**Exercise instructions**
Reproduce exactly the lines below, from the first one through the line containing "import plotly.graph_objects as go", and omit any pictures.

**Data section**

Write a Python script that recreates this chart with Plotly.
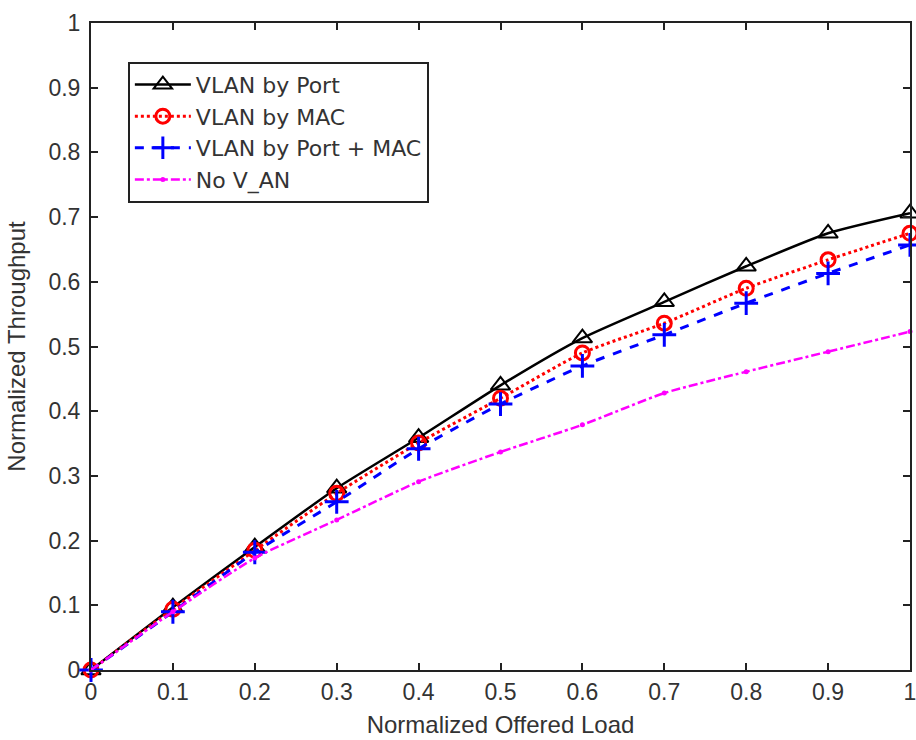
import plotly.graph_objects as go

load = [0, 0.1, 0.2, 0.3, 0.4, 0.5, 0.6, 0.7, 0.8, 0.9, 1.0]
port = [0, 0.097, 0.190, 0.281, 0.359, 0.440, 0.513, 0.569, 0.624, 0.675, 0.706]
mac = [0, 0.094, 0.185, 0.273, 0.351, 0.420, 0.490, 0.536, 0.590, 0.634, 0.675]
port_mac = [0, 0.090, 0.182, 0.260, 0.342, 0.411, 0.470, 0.518, 0.567, 0.613, 0.657]
no_vlan = [0, 0.090, 0.173, 0.232, 0.291, 0.337, 0.379, 0.428, 0.461, 0.492, 0.523]

names = ["VLAN by Port", "VLAN by MAC", "VLAN by Port + MAC", "No V_AN"]
ticks = [0, 0.1, 0.2, 0.3, 0.4, 0.5, 0.6, 0.7, 0.8, 0.9, 1]

FONT = "Liberation Sans, Arial"
LFONT = "DejaVu Sans, Verdana"
TXT = "#333333"

fig = go.Figure()
fig.add_trace(go.Scatter(x=load, y=port, name=names[0], mode="lines+markers", cliponaxis=False,
                         line=dict(color="black", width=2.5, shape="spline", smoothing=0.6),
                         marker=dict(symbol="triangle-up-open", size=17, color="black",
                                     line=dict(width=2, color="black"))))
fig.add_trace(go.Scatter(x=load, y=mac, name=names[1], mode="lines+markers", cliponaxis=False,
                         line=dict(color="#ff0000", width=3, dash="dot", shape="spline", smoothing=0.6),
                         marker=dict(symbol="circle-open", size=14, color="#ff0000",
                                     line=dict(width=3, color="#ff0000"))))
fig.add_trace(go.Scatter(x=load, y=port_mac, name=names[2], mode="lines+markers", cliponaxis=False,
                         line=dict(color="#0000ff", width=3, dash="dash", shape="spline", smoothing=0.6),
                         marker=dict(symbol="cross-thin-open", size=17, color="#0000ff",
                                     line=dict(width=3, color="#0000ff"))))
fig.add_trace(go.Scatter(x=load, y=no_vlan, name=names[3], mode="lines+markers", cliponaxis=False,
                         line=dict(color="#ff00ff", width=2.5, dash="dashdot", shape="spline", smoothing=0.6),
                         marker=dict(symbol="circle", size=5, color="#ff00ff")))

axis_common = dict(showline=True, linecolor="#222222", linewidth=2, mirror="ticks",
                   ticks="inside", ticklen=7, tickwidth=1.5, tickcolor="#222222",
                   showgrid=False, zeroline=False, automargin=False,
                   ticklabeloverflow="allow",
                   tickfont=dict(family=FONT, size=23, color=TXT))

fig.update_layout(
    width=916, height=740,
    margin=dict(l=91, r=6, t=23, b=70),
    paper_bgcolor="white", plot_bgcolor="white",
    xaxis=dict(range=[0, 1], tickvals=ticks,
               title=dict(text="Normalized Offered Load", standoff=13,
                          font=dict(family=FONT, size=24, color=TXT)),
               **axis_common),
    yaxis=dict(range=[0, 1], tickvals=ticks, ticklabelstandoff=4,
               title=dict(text="Normalized Throughput", standoff=16,
                          font=dict(family=FONT, size=24, color=TXT)),
               **axis_common),
    legend=dict(x=0.045, y=0.94, xanchor="left", yanchor="top",
                bgcolor="white", bordercolor="#222222", borderwidth=2,
                font=dict(family=LFONT, size=22, color=TXT),
                tracegroupgap=0, itemwidth=56),
    showlegend=True,
)

fig.write_html("out.html", config={"displayModeBar": False},
               post_script="document.body.style.margin='0';document.body.style.overflow='hidden';")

**Expected answer**
Write a Python script that recreates this chart with Plotly.
import plotly.graph_objects as go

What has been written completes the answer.